I push the memory toward the black again, letting it all slip away. My sister and her giggling laughs, face shining after a night out chasing one dangerous man after another. My mother rubbing Vicks on my chest, a fever running across my forehead, sweat trickling down into the damp sheets. My father stepping behind me, holding the baseball bat, the golf club, showing me the grip, the swing, the throw. Natalie skipping up the sidewalk singing a song that I’d been humming all day—not a care in the world, that girl, it seems.
They’re mannequins, all of them—my family—empty and dead inside. The masks they all wear, I can see right through them.
So I slip mine on as well.
Chapter 6
Train to a bus to a warehouse filled with desperation. This is my ritual, my release, and one source of my irregular income. Neon bathes me in a soft light, one heavy boot after another. I walk past McDonald’s, Jim’s Liquors, Taquería Dona Ana, and an EZPAWN, the last window filled with all kinds of shiny, distracting objects—watches, jewelry, guitars, and brass instruments. I slink toward a large metal structure that looks like an old airplane hangar. And maybe it was, a long time ago, a private airstrip or something.

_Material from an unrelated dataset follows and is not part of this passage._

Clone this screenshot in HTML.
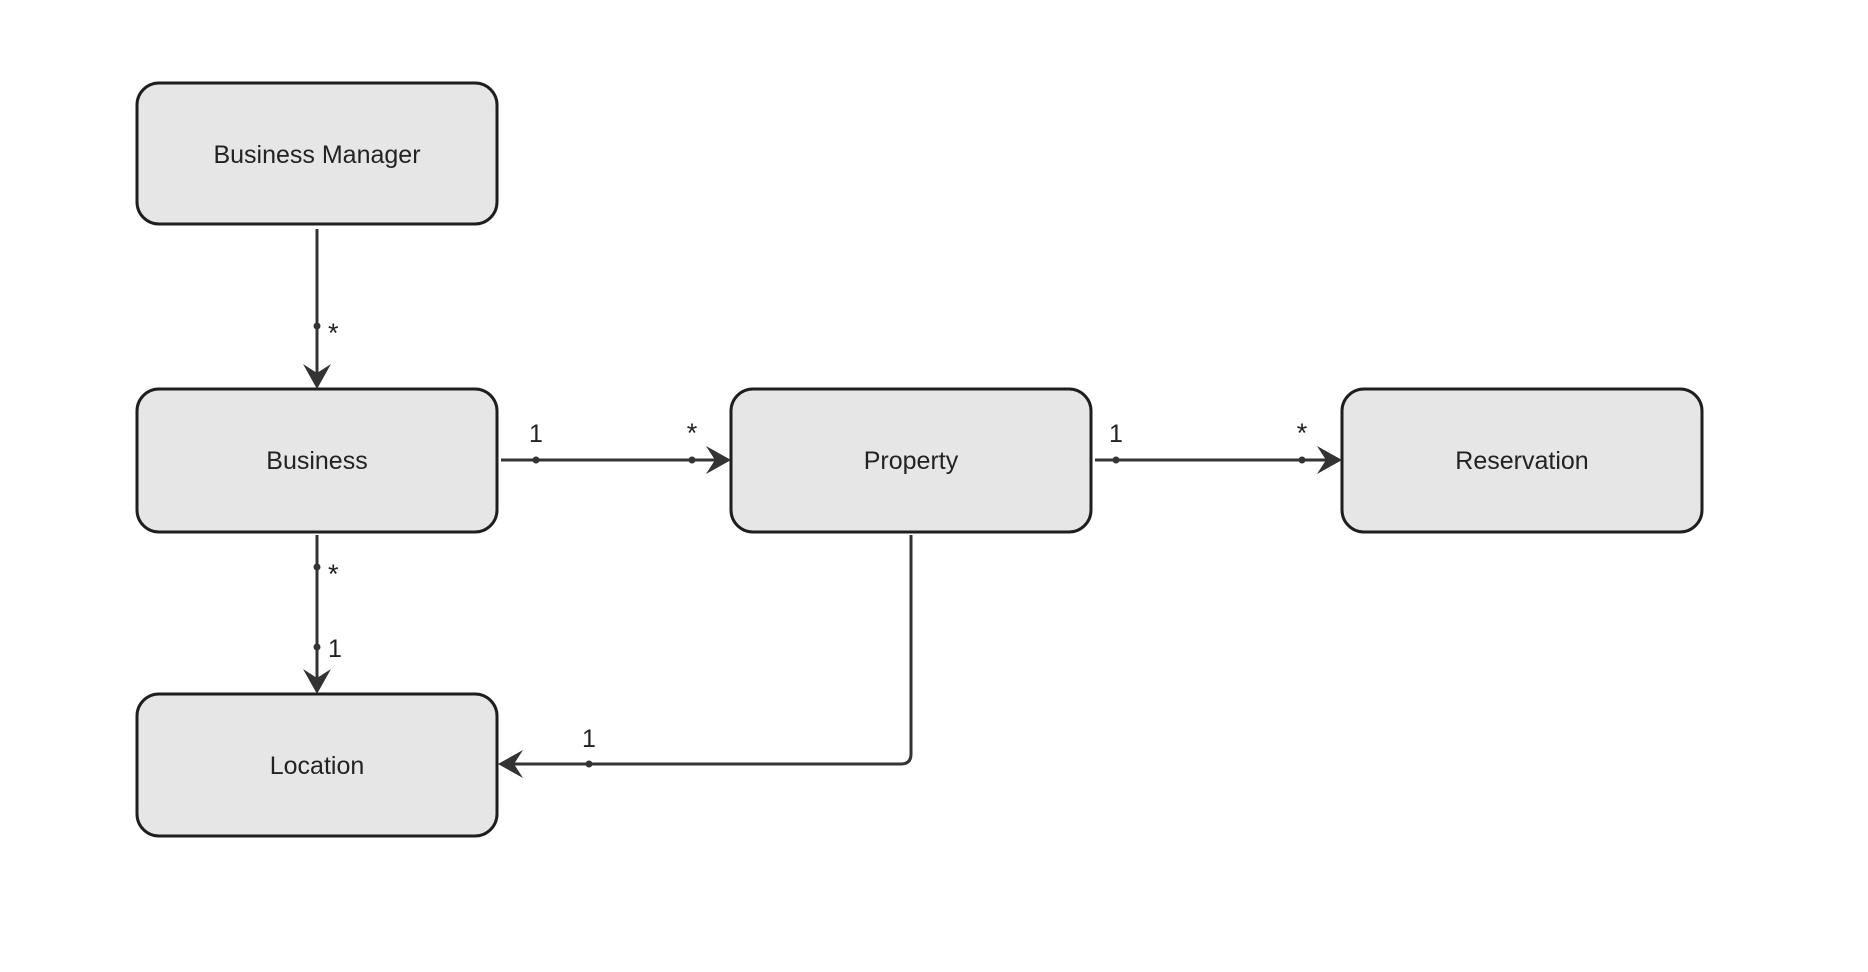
<!DOCTYPE html>
<html><head><meta charset="utf-8"><style>
html,body{margin:0;padding:0;background:#fff;}
svg{display:block;}
text{font-family:"Liberation Sans",sans-serif;fill:#222;}
</style></head><body>
<svg width="1868" height="972" viewBox="0 0 1868 972" xmlns="http://www.w3.org/2000/svg">
<g fill="#e6e6e6" stroke="#1e1e1e" stroke-width="3">
<rect x="137" y="83" width="360" height="141" rx="22"/>
<rect x="137" y="389" width="360" height="143" rx="22"/>
<rect x="137" y="694" width="360" height="142" rx="22"/>
<rect x="731" y="389" width="360" height="143" rx="22"/>
<rect x="1342" y="389" width="360" height="143" rx="22"/>
</g>
<g font-size="25" text-anchor="middle">
<text x="317" y="163">Business Manager</text>
<text x="317" y="469">Business</text>
<text x="317" y="774">Location</text>
<text x="911" y="469">Property</text>
<text x="1522" y="469">Reservation</text>
</g>
<g stroke="#333" stroke-width="3" fill="none">
<line x1="317" y1="229" x2="317" y2="383"/>
<line x1="501" y1="460" x2="724" y2="460"/>
<line x1="1095" y1="460" x2="1335" y2="460"/>
<line x1="317" y1="535" x2="317" y2="688"/>
<path d="M911 535 V754 Q911 764 901 764 H505"/>
</g>
<g fill="#333">
<path d="M317 389 L303 364 L317 373 L331 364 Z"/>
<path d="M317 694 L303 669 L317 678 L331 669 Z"/>
<path d="M731 460 L706 446 L715 460 L706 474 Z"/>
<path d="M1342 460 L1317 446 L1326 460 L1317 474 Z"/>
<path d="M498 764 L523 750 L514 764 L523 778 Z"/>
<circle cx="317" cy="326" r="3.5"/>
<circle cx="536" cy="460" r="3.5"/>
<circle cx="692" cy="460" r="3.5"/>
<circle cx="1116" cy="460" r="3.5"/>
<circle cx="1302" cy="460" r="3.5"/>
<circle cx="317" cy="567" r="3.5"/>
<circle cx="317" cy="647" r="3.5"/>
<circle cx="589" cy="764" r="3.5"/>
</g>
<g font-size="25">
<text x="328" y="342" font-size="27">*</text>
<text x="536" y="442" text-anchor="middle">1</text>
<text x="692" y="442" text-anchor="middle" font-size="27">*</text>
<text x="1116" y="442" text-anchor="middle">1</text>
<text x="1302" y="442" text-anchor="middle" font-size="27">*</text>
<text x="328" y="583" font-size="27">*</text>
<text x="328" y="657">1</text>
<text x="589" y="747" text-anchor="middle">1</text>
</g>
</svg>
</body></html>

I tend to come in the back door, avoiding the crowds out front, the questions and probing looks. I’ll get plenty of that in a few minutes. I take
the sidewalk off to my right, past a row of hedges that line the property and up to a small metal door, just to the left of an enormous metal fan.

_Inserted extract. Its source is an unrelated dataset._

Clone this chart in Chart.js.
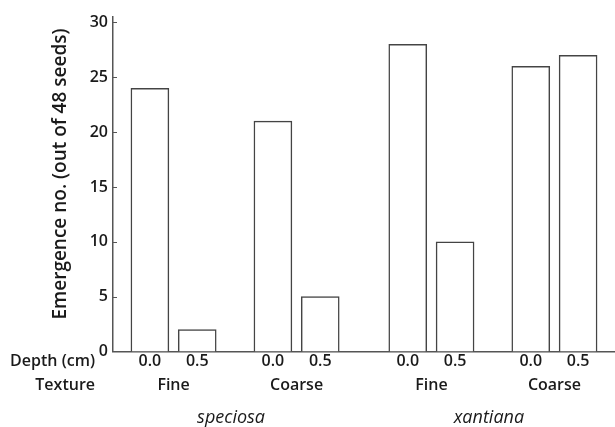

I pull the door open and step inside, bracing myself for the heat and noise, but there is nothing here tonight. Just a few lights flicked on, running up and down the walls, and one long solitary bulb directly over the ring—a soft yellow glow emanating from the metal cage wrapped around it.
“What the hell?” I mutter.
I unzip my coat and take off my sunglasses. Maybe I have the wrong day. Hell, maybe I have the wrong week, the wrong bus, the wrong building.
“Ray…Ray, over here.”
Sitting next to the ring on a small wooden stool is Edson. He’s a shrinking elderly man, white hair shooting out in all directions, including his nose and ears. He’s polishing up something, rubbing oil into a pair of leather gloves, fast at work, a metal bucket by his feet. He turns and spits some tobacco juice into it and looks up at me, squinting from behind a pair of thin wire glasses.
“What’s going on, Ed?”
“You didn’t get the email, the text message, voicemail—none of that?”

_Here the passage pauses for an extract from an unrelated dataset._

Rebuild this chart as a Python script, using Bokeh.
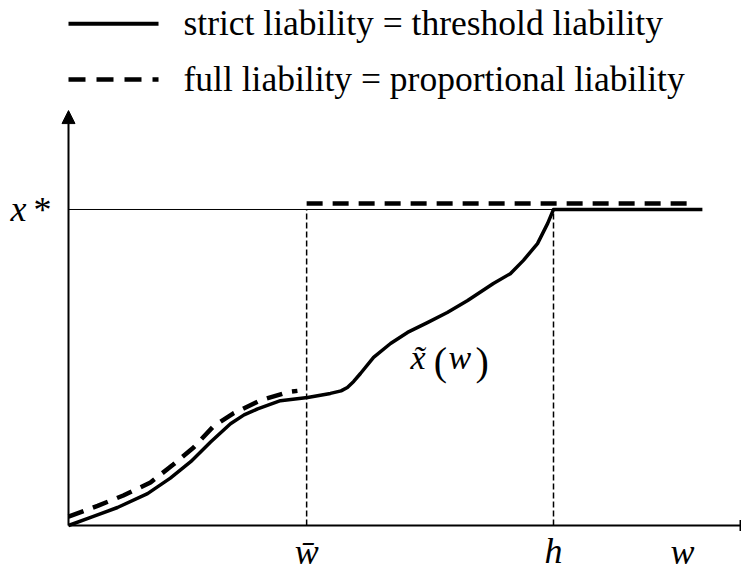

I scowl at him as I walk closer.
“No, of course you didn’t, you’re neither man nor beast, caught somewhere in between, living in the woods, raised by wolves, limping back to your apartment when the moon finally goes to bed. Right, Boom-Boom? That about it?”
“Something like that, I guess.”
Edson’s eyes twitch a few times as he kneads the gloves, nodding his head.
“Mixing it up tonight, old friend. Casper versus the Holy Spirit, a fight for the ages, no holds barred.”
“What are you talking about, Ed?”
“You’re Casper, right? Get it? Big white ghost?”
“I get it, Ed.”
“You like the money, right, Ray? Maybe up for a challenge, yeah? Something different? Tired of the riffraff and supermodels, my friend?”